Oireachtas Joint and Select Committees
Wednesday, 2 February 2022
Joint Oireachtas Committee on European Union Affairs
Potential Russia-Ukraine Conflict and the Role of the European Union: Discussion
Professor Donnacha ? Beach?in:
I might take the first part, on Putin generally and how far he is willing to go. He sees himself, as Professor Tonra noted, as a rival to the European Union and he has tried to set up rival structures. For example, he has set up the Eurasian Economic Union, which is an attempt to mimic, in a diluted form, what the European Union has managed to achieve economically. There is NATO and he has set up a Collective Security Treaty Organization, which was in use in Kazakhstan recently, and Russian troops were also called into the conflict between Armenia and Azerbaijan over Nagorno-Karabakh. What he is arguing is that he will be an arbiter in these issues. The Deputy put it well when he compared him to a drug dealer. He has his own bailiwick and he wants others to respect it, and he will have complete authority within that.
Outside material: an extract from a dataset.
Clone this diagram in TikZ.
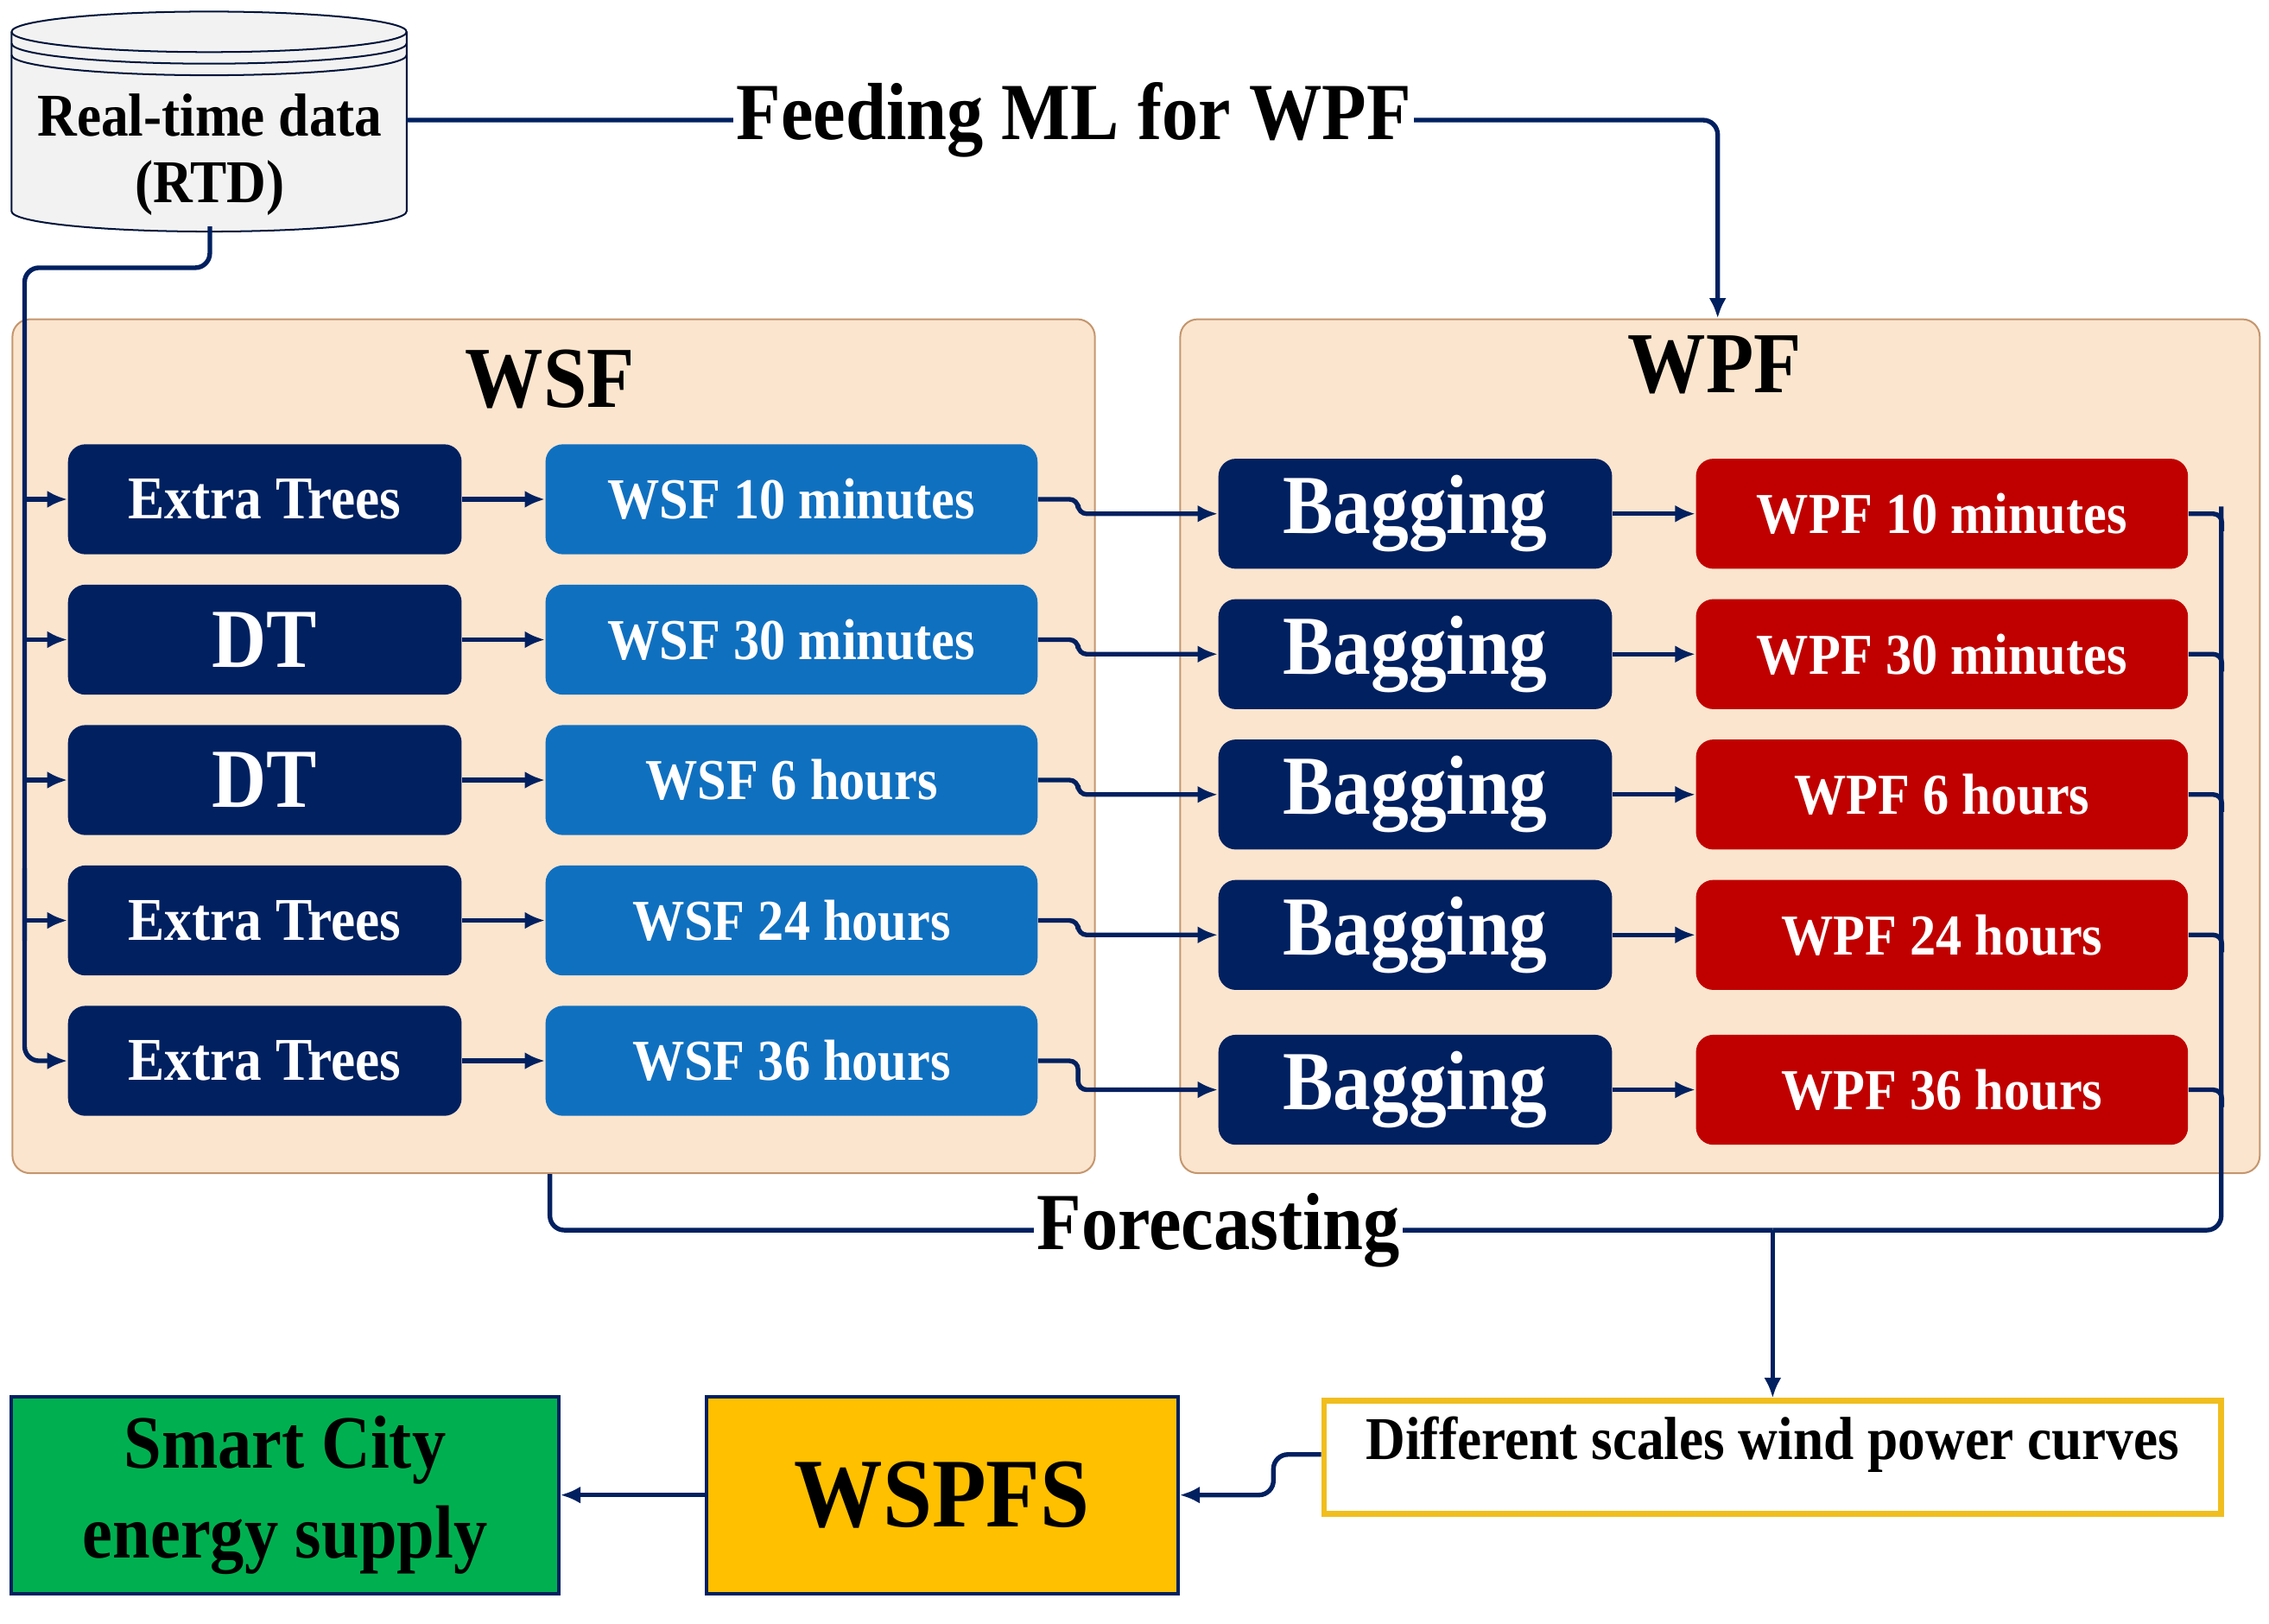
\documentclass[tikz,border=0pt]{standalone}
\usepackage{fontspec}
\setmainfont{Liberation Serif}[FakeStretch=0.9]
\usetikzlibrary{arrows.meta}
\definecolor{navy}{RGB}{0,32,96}
\definecolor{lblue}{RGB}{16,112,192}
\definecolor{dred}{RGB}{192,0,0}
\definecolor{peach}{RGB}{251,229,206}
\definecolor{panelb}{RGB}{196,150,110}
\definecolor{gold}{RGB}{255,192,0}
\definecolor{ygold}{RGB}{240,190,30}
\definecolor{green}{RGB}{0,176,80}
\definecolor{cyl}{RGB}{242,242,242}
\begin{document}
\begin{tikzpicture}[x=0.5pt,y=-0.5pt,
 box/.style={draw=none,rounded corners=6pt,minimum width=136pt,minimum height=38pt,inner sep=0pt,text=white,font=\bfseries\fontsize{21}{24}\selectfont},
 lbox/.style={box,fill=lblue,minimum width=170pt,font=\bfseries\fontsize{20}{22}\selectfont},
 nbox/.style={box,fill=navy},
 bbox/.style={box,fill=navy,font=\bfseries\fontsize{29}{32}\selectfont},
 rbox/.style={box,fill=dred,minimum width=170pt,font=\bfseries\fontsize{20}{22}\selectfont},
 panel/.style={draw=panelb,fill=peach,rounded corners=6pt,line width=0.6pt},
 conn/.style={draw=navy,line width=1.6pt,rounded corners=5pt},
 arr/.style={conn,-{Latex[length=7pt,width=6pt]}},
 cyln/.style={draw=navy!60!black,line width=0.6pt},
 lab/.style={fill=white,inner sep=1pt,font=\bfseries\fontsize{28}{30}\selectfont}]
\useasboundingbox (0,0) rectangle (1568,1122);
% cylinder
\draw[cyln,fill=cyl] (8,22) -- (8,146) arc[start angle=180,end angle=0,x radius=136.5,y radius=14] -- (281,22) arc[start angle=0,end angle=-180,x radius=136.5,y radius=14] -- cycle;
\draw[cyln] (8,22) arc[start angle=180,end angle=0,x radius=136.5,y radius=14];
\draw[cyln] (8,30) arc[start angle=180,end angle=0,x radius=136.5,y radius=14];
\draw[cyln] (8,38) arc[start angle=180,end angle=0,x radius=136.5,y radius=14];
\node[minimum width=136pt,minimum height=60pt,inner sep=0pt] (rtd) at (145,96) {};
\node[align=center,font=\bfseries\fontsize{21}{23}\selectfont] at (145,107) {Real-time data\\(RTD)};
% panels
\node[panel,minimum width=374pt,minimum height=295pt,anchor=north west] (wsfp) at (8,220) {};
\node[panel,minimum width=373pt,minimum height=295pt,anchor=north west] (wpfp) at (815,220) {};
\node[font=\bfseries\fontsize{30}{32}\selectfont] at (380,262) {WSF};
\node[font=\bfseries\fontsize{30}{32}\selectfont] at (1185,252) {WPF};
% rows
\foreach \i/\m/\fs/\w/\y/\yb/\p in {1/Extra Trees/21/WSF 10 minutes/345/355/WPF 10 minutes,2/DT/29/WSF 30 minutes/442/452/WPF 30 minutes,3/DT/29/WSF 6 hours/539/549/WPF 6 hours,4/Extra Trees/21/WSF 24 hours/636/646/WPF 24 hours,5/Extra Trees/21/WSF 36 hours/733/753/WPF 36 hours}{
 \node[nbox,font=\bfseries\fontsize{\fs}{\fs}\selectfont] (m\i) at (183,\y) {\m};
 \node[lbox] (w\i) at (547,\y) {\w};
 \node[bbox] (b\i) at (978,\yb) {Bagging};
 \node[rbox] (p\i) at (1342,\yb) {\p};
 \draw[arr] (m\i) -- (w\i);
 \draw[arr] (b\i) -- (p\i);
 \draw[arr,rounded corners=3pt] (w\i.east) -| (745,\yb) -- (b\i.west);
 \draw[conn,rounded corners=3pt] (p\i.east) -- ++(23,0) -- ++(0,12);
}
% left feed
\draw[conn] (rtd.south) -- (145,185) -- (17,185) -- (17,650) ;
\draw[arr] (17,600) |- (m5.west);
\foreach \i in {1,2,3,4}{\draw[arr,rounded corners=0pt] (17,0 |- m\i.west) -- (m\i.west);}
% feeding ML
\draw[arr] (281,83) -| (wpfp.north -| 1187,0);
\node[lab] at (742,83) {Feeding ML for WPF};
% bottom boxes
\node[draw=ygold,line width=2pt,fill=white,minimum width=310pt,minimum height=39pt,inner sep=0pt,anchor=north west] (curv) at (913,966) {};
\node[font=\bfseries\fontsize{21}{23}\selectfont] at (1225,998) {Different scales wind power curves};
\node[draw=navy,line width=1.2pt,fill=gold,minimum width=163pt,minimum height=68pt,inner sep=0pt,font=\bfseries\fontsize{34}{36}\selectfont] (wspfs) at (651,1033) {WSPFS};
\node[draw=navy,line width=1.2pt,fill=green,minimum width=189pt,minimum height=68pt,inner sep=0pt,align=center,font=\bfseries\fontsize{26}{31}\selectfont] (city) at (197,1033) {Smart City\\energy supply};
% forecasting
\coordinate (fj) at (1225,850);
\draw[conn] (1535,350) -- (1535,850) -- (fj);
\draw[conn] (wsfp.south -| 380,0) -- (380,850) -- (fj);
\draw[arr] (fj) -- (curv.north -| fj);
\node[lab] at (842,850) {Forecasting};
\draw[arr] (curv.west |- 0,1005) -- (880,1005) -- (880,1033) -- (wspfs.east);
\draw[arr] (wspfs.west) -- (city.east);
\end{tikzpicture}
\end{document}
As the Deputy stated, dictators do not age well. There is no exit strategy that we can see for Vladimir Putin. He has changed the Russian constitution in a way that means he could stay in power for a long period. The rival club he has tried to set up is based on very different values. We looked at Kazakhstan recently, for example. It is a kindred dictatorship. Of course, it has differences with Russia, economically and whatnot, but it has a similar type of regime. It is like a mutual support group in a way. The European Union, on a normative level and a values level, challenges that system. As regards how far Putin is willing to go, I would say it is a far as he is allowed to go because, ultimately, as I stated, even though he has shown a willingness to use force, his resources are not those of the European Union - far from it - or, indeed, the West collectively. He has proven to be a gambler but a very cautious one. If one considers the wars he has chosen, Chechnya was the first.